Si les systèmes ont déjà l'habitude de gérer différents niveaux d'accès aux données, avec des latences et débits différents, que ce soit à travers les différents niveaux de cache d'un processeur, puis sa mémoire qui peut être connectée via différents dies/sockets, des modules PMem ou du simple stockage, l'arrivée prochaine de HBM, de CXL et de modules comme le Memory Expander de Samsung changent la donne.
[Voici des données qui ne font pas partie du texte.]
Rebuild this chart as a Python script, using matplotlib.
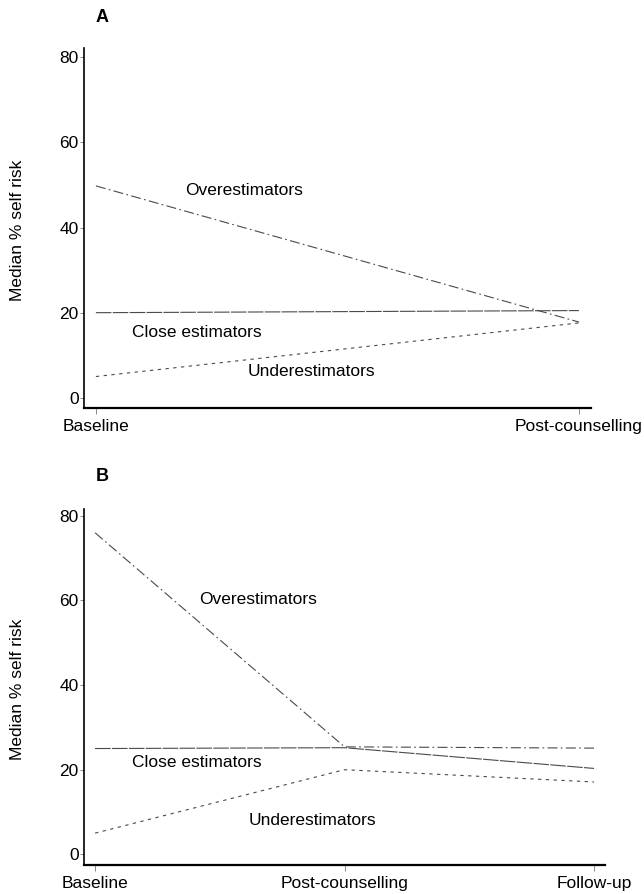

Avec Lenovo, VMware a donc travaillé à une nouvelle version de son hyperviseur capable de reconnaître et de gérer ces différentes solutions, puis de les utiliser de manière « intelligente ». Lors de la session de présentation de cette technologie, une démonstration a été faite d'un serveur à deux CPU, l'un avec 128 Go de DDR5, l'autre avec 16 Go accompagnés de 128 Go via les modules E3.S de Samsung. Soit un total de 272 Go.
Des machines virtuelles disposant de 60 Go de mémoire chacune ont alors été créées, occupant peu à peu la mémoire locale, puis les modules CXL, sans intervention particulière de l'utilisateur, tout était transparent. Il sera intéressant de voir si une machine virtuelle peut se « déplacer » de la mémoire classique à ses modules selon ses besoins en termes de performances par exemple, mais il est encore un peu tôt pour évoquer de telles possibilités.
Pour rappel, Sapphire Rapids et CXL ne sont pas attendus avant le début de l'année prochaine, Zen 4 dans la seconde moitié de l'année. C'est sans doute à ce moment-là que Capitola débarquera dans vSphere/ESXi.